Ryan Shorthouse, Executive Chair of Bright Blue, said:
“Britain has been struggling with stagnation for some time: higher taxes, borrowing and spending but no significant improvements in private incomes or public services.
“The first Budget of this new Labour Government simply does not do enough to move the dial. By the end of the 2020s, our modest growth in output and living standards is forecast to hardly change, yet we will be paying higher taxes and borrowing more. If anything, to avoid austerity on public services, taxes will likely have to rise again.
“There are some positive steps: more capital spending, increased investment to boost the supply of affordable and social housing and prioritising investments in state education. And it is not credible to oppose every tax rise.

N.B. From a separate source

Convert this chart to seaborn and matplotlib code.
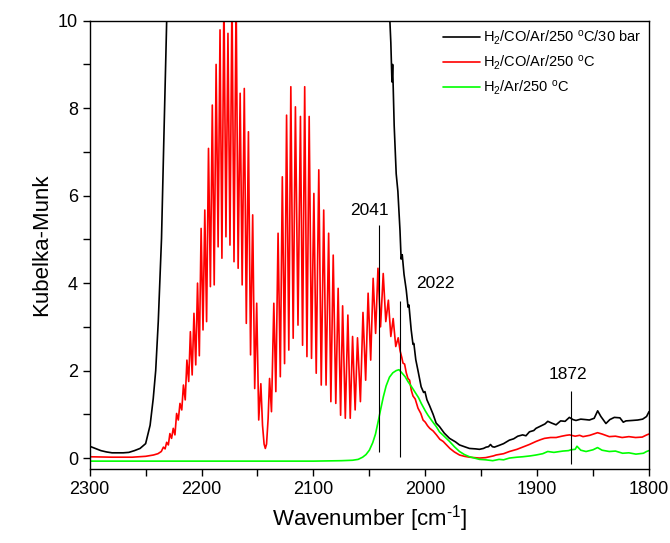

But the figures speak for themselves: individual and national prosperity is projected to increase only marginally. By the end of the parliament, Britain will not really be better off.
“This Budget was a missed opportunity to take bold action to transform this country’s trajectory when the Labour Party were at the height of their political power. The public is despondent and disillusioned with mainstream politics. The wolf is at the door. It is vital that moderate politics delivers via this new Labour Government. Those in power need to be bolder.”